• **WORK TO DO**
Make an exact copy of all the data.

"""

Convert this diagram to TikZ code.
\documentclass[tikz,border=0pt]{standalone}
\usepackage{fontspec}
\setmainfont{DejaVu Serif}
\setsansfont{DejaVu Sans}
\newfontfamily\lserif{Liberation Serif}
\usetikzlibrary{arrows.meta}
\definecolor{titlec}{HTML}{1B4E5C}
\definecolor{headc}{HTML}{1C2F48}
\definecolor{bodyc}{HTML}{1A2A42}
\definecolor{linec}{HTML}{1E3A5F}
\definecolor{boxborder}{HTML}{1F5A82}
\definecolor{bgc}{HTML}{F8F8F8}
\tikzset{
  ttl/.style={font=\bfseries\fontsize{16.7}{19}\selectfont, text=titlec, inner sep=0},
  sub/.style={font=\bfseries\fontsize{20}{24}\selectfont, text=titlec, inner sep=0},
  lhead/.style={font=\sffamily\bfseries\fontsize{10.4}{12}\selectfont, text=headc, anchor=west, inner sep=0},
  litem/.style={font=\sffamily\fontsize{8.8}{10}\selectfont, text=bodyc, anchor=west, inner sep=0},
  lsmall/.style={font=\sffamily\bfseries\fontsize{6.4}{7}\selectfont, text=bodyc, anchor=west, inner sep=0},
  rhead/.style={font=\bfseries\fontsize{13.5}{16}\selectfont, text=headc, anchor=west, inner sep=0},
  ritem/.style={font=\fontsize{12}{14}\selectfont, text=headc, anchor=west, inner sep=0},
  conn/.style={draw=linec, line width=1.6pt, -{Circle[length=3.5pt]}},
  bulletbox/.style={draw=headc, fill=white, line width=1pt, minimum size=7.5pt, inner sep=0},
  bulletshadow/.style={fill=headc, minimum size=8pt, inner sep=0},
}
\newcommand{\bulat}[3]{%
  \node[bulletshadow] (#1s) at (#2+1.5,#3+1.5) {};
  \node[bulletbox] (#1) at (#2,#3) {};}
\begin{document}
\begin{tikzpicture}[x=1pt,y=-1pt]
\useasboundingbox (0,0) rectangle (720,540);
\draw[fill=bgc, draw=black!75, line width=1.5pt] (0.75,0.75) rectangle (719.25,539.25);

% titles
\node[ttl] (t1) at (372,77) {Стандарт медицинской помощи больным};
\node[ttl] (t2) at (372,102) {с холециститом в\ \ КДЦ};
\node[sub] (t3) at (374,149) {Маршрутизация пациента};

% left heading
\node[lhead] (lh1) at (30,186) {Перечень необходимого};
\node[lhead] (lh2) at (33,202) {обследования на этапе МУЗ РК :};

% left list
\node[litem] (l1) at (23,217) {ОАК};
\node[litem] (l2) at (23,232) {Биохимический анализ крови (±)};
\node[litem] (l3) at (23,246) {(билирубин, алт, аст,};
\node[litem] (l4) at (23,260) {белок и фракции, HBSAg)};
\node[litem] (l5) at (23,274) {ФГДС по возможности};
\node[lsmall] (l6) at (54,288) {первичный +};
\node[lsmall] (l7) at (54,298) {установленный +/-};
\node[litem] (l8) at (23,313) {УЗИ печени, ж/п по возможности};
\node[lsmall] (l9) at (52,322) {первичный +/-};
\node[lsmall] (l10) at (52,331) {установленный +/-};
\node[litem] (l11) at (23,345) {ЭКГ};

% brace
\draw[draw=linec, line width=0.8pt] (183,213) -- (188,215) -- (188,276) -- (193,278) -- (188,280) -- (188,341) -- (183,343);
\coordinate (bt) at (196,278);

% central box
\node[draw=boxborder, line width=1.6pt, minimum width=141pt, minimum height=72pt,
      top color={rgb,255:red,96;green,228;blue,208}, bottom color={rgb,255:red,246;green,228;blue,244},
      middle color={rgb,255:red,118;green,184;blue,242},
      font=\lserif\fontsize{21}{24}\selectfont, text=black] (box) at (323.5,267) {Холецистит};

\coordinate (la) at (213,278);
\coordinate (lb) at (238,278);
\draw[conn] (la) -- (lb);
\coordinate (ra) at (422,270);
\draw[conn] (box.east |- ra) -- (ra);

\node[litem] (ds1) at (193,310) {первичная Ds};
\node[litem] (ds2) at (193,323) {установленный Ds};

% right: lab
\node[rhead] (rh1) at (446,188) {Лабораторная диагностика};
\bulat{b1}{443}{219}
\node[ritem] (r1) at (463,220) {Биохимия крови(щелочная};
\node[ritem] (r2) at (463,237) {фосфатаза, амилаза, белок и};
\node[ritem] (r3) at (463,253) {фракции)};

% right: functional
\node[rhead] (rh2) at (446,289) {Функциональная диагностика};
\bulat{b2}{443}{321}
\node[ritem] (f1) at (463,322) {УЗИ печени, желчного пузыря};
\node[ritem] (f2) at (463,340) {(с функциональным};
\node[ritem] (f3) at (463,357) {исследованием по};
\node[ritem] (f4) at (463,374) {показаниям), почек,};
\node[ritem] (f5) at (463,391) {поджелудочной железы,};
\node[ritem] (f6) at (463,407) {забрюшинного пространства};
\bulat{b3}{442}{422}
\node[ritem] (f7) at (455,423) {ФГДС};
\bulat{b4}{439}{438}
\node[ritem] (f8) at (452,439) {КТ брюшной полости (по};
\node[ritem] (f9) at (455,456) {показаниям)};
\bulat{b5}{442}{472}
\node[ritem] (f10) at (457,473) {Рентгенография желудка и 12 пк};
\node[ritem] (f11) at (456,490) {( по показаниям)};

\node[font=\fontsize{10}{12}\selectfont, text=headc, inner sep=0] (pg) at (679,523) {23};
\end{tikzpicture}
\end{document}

"""

• **RESULT FOR THIS TASK**
Convert this diagram to TikZ code.
\documentclass[tikz,border=0pt]{standalone}
\usepackage{fontspec}
\setmainfont{DejaVu Serif}
\setsansfont{DejaVu Sans}
\newfontfamily\lserif{Liberation Serif}
\usetikzlibrary{arrows.meta}
\definecolor{titlec}{HTML}{1B4E5C}
\definecolor{headc}{HTML}{1C2F48}
\definecolor{bodyc}{HTML}{1A2A42}
\definecolor{linec}{HTML}{1E3A5F}
\definecolor{boxborder}{HTML}{1F5A82}
\definecolor{bgc}{HTML}{F8F8F8}
\tikzset{
  ttl/.style={font=\bfseries\fontsize{16.7}{19}\selectfont, text=titlec, inner sep=0},
  sub/.style={font=\bfseries\fontsize{20}{24}\selectfont, text=titlec, inner sep=0},
  lhead/.style={font=\sffamily\bfseries\fontsize{10.4}{12}\selectfont, text=headc, anchor=west, inner sep=0},
  litem/.style={font=\sffamily\fontsize{8.8}{10}\selectfont, text=bodyc, anchor=west, inner sep=0},
  lsmall/.style={font=\sffamily\bfseries\fontsize{6.4}{7}\selectfont, text=bodyc, anchor=west, inner sep=0},
  rhead/.style={font=\bfseries\fontsize{13.5}{16}\selectfont, text=headc, anchor=west, inner sep=0},
  ritem/.style={font=\fontsize{12}{14}\selectfont, text=headc, anchor=west, inner sep=0},
  conn/.style={draw=linec, line width=1.6pt, -{Circle[length=3.5pt]}},
  bulletbox/.style={draw=headc, fill=white, line width=1pt, minimum size=7.5pt, inner sep=0},
  bulletshadow/.style={fill=headc, minimum size=8pt, inner sep=0},
}
\newcommand{\bulat}[3]{%
  \node[bulletshadow] (#1s) at (#2+1.5,#3+1.5) {};
  \node[bulletbox] (#1) at (#2,#3) {};}
\begin{document}
\begin{tikzpicture}[x=1pt,y=-1pt]
\useasboundingbox (0,0) rectangle (720,540);
\draw[fill=bgc, draw=black!75, line width=1.5pt] (0.75,0.75) rectangle (719.25,539.25);

% titles
\node[ttl] (t1) at (372,77) {Стандарт медицинской помощи больным};
\node[ttl] (t2) at (372,102) {с холециститом в\ \ КДЦ};
\node[sub] (t3) at (374,149) {Маршрутизация пациента};

% left heading
\node[lhead] (lh1) at (30,186) {Перечень необходимого};
\node[lhead] (lh2) at (33,202) {обследования на этапе МУЗ РК :};

% left list
\node[litem] (l1) at (23,217) {ОАК};
\node[litem] (l2) at (23,232) {Биохимический анализ крови (±)};
\node[litem] (l3) at (23,246) {(билирубин, алт, аст,};
\node[litem] (l4) at (23,260) {белок и фракции, HBSAg)};
\node[litem] (l5) at (23,274) {ФГДС по возможности};
\node[lsmall] (l6) at (54,288) {первичный +};
\node[lsmall] (l7) at (54,298) {установленный +/-};
\node[litem] (l8) at (23,313) {УЗИ печени, ж/п по возможности};
\node[lsmall] (l9) at (52,322) {первичный +/-};
\node[lsmall] (l10) at (52,331) {установленный +/-};
\node[litem] (l11) at (23,345) {ЭКГ};

% brace
\draw[draw=linec, line width=0.8pt] (183,213) -- (188,215) -- (188,276) -- (193,278) -- (188,280) -- (188,341) -- (183,343);
\coordinate (bt) at (196,278);

% central box
\node[draw=boxborder, line width=1.6pt, minimum width=141pt, minimum height=72pt,
      top color={rgb,255:red,96;green,228;blue,208}, bottom color={rgb,255:red,246;green,228;blue,244},
      middle color={rgb,255:red,118;green,184;blue,242},
      font=\lserif\fontsize{21}{24}\selectfont, text=black] (box) at (323.5,267) {Холецистит};

\coordinate (la) at (213,278);
\coordinate (lb) at (238,278);
\draw[conn] (la) -- (lb);
\coordinate (ra) at (422,270);
\draw[conn] (box.east |- ra) -- (ra);

\node[litem] (ds1) at (193,310) {первичная Ds};
\node[litem] (ds2) at (193,323) {установленный Ds};

% right: lab
\node[rhead] (rh1) at (446,188) {Лабораторная диагностика};
\bulat{b1}{443}{219}
\node[ritem] (r1) at (463,220) {Биохимия крови(щелочная};
\node[ritem] (r2) at (463,237) {фосфатаза, амилаза, белок и};
\node[ritem] (r3) at (463,253) {фракции)};

% right: functional
\node[rhead] (rh2) at (446,289) {Функциональная диагностика};
\bulat{b2}{443}{321}
\node[ritem] (f1) at (463,322) {УЗИ печени, желчного пузыря};
\node[ritem] (f2) at (463,340) {(с функциональным};
\node[ritem] (f3) at (463,357) {исследованием по};
\node[ritem] (f4) at (463,374) {показаниям), почек,};
\node[ritem] (f5) at (463,391) {поджелудочной железы,};
\node[ritem] (f6) at (463,407) {забрюшинного пространства};
\bulat{b3}{442}{422}
\node[ritem] (f7) at (455,423) {ФГДС};
\bulat{b4}{439}{438}
\node[ritem] (f8) at (452,439) {КТ брюшной полости (по};
\node[ritem] (f9) at (455,456) {показаниям)};
\bulat{b5}{442}{472}
\node[ritem] (f10) at (457,473) {Рентгенография желудка и 12 пк};
\node[ritem] (f11) at (456,490) {( по показаниям)};

\node[font=\fontsize{10}{12}\selectfont, text=headc, inner sep=0] (pg) at (679,523) {23};
\end{tikzpicture}
\end{document}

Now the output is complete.